DENVER, Colorado - As Stefan Kuhn and Jenny Crabtree strolled onto the University of Denver campus for Tuesday's presidential debate, they spotted a group of five "hippie chicks" - Greenpeace - wrapped in a massive quilt making political statement that was about 20 yards long.
Yup, they were in the right place - America, where the Body Politic was expressing itself with unbridled enthusiasm.
The two Eagle Valley High School senior journalism students scored media credentials to Mitt Romney's and President Barack Obama's semantic smackdown.
Eagle Valley social studies teacher Ashley Weaver knew a guy who knew a guy and they applied for media credentials. They got the green light last Friday and jumped in the car Wednesday afternoon with journalism teacher Abbie Rittmiller. A few hours later they were up to their raised eyebrows in the DU Debatefest.
Front row seat to the political parade
"It was a pretty good party," Crabtree said. "Before the debate there was a band. People set up their lawn chairs and settled in for the evening. It was a good time, a little like going to a drive-in movie or a movie on the green,"
"It was an eye-opening experience," Kuhn said. "In Eagle County you don't really see people getting involved in politics. People did come together and were excited about change - no matter how they define it. It was great being in the action."
Both write for the Devils Advocate, Eagle Valley's school newspaper, and were in the media pit, at least part of the time.
The DU Debatefest was inside, but outside was where the Body Politic was having the most fun, Kuhn said.
Kuhn and Crabtree wandered outside where all the action was, and where people pretty much behaved themselves, even the media.
"People seemed happy to be there," Crabtree said. "Everyone was dressed in blue or red. I accidentally wore red without even thinking about it. All these Romney people were trying to stalk me. It was an unfortunate day to pick one of those colors."
They saw America exercising its freedom of speech in some of the most creative ways.
The Occupy people paraded down the street as Crabtree and Kuhn watched from behind the fence that surrounded the college compound.
"One guy called out to us to get out of our cage and come join them," Crabtree said.
A guy wore a T-shirt promoting communism.
Another guy's T-shirt declared him to be a member of the 1 percent and admonished people to vote Republican.
Then there was the guy dressed like a toilet, making some statement about water conservation.
The Fix the World guy had a tent filled with metal cans, each with a problem that needed immediate attention and implying that if it didn't get it, the world would go unfixed.
"There were lots of external issues that people were trying to get attention for," Kuhn said.
The University of Denver was prepped for political parties to party.
The band The Lumineers played.

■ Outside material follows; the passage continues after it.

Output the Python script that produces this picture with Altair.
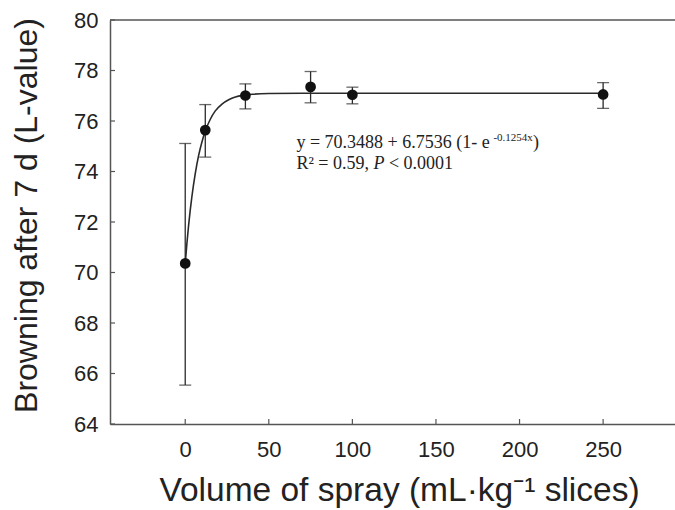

Denver Mayor Michael Hancock spoke briefly.
People milled around in front of television cameras trying to get on TV. Crabtree and Kuhn managed to get it done - MSNBC behind Chris Matthews.
The Romney faithful apparently got there first and pasted the place with Romney/Ryan signs along the sidewalk.
Obama had more T-shirts, Romney had more signs, Kuhn observed.
People from both sides did the Honk and Wave dance, waving campaign signs at passing pedestrians and traffic, and asking people to vote for Their Guy.
During the debate, people cheered when Their Guy said something pithy and important sounding. Both sides cheered when the candidates said something about Colorado or the University of Denver.
Capitalists from both sides tried to sell T-shirts and souvenirs, as police and security guards kept a close eye on everything.
"We didn't see much outright anger," Kuhn said.
Democracy goes mobile
As they watched the crowd disperse after the debate, Crabtree said she remembered how Aristotle described democracy as the tyranny of the majority. Maybe, maybe not.
Then there's Winston Churchill's observation that democracy is the worst possible form of government, except for all the others.
"I was excited and it made me really want to vote and get involved," Crabtree said. "It was democracy in action. It was a depiction about America itself in that small concentrated area."
Kuhn runs cross country and the Devils are having a great year, so he knows about setting long distance goals and running toward them. Presidential campaigns are like that, he said.
"It was a great experience, a ton of people all excited about the same thing, but from different perspectives," Kuhn said. "I got to see a whole different culture and what the future might hold."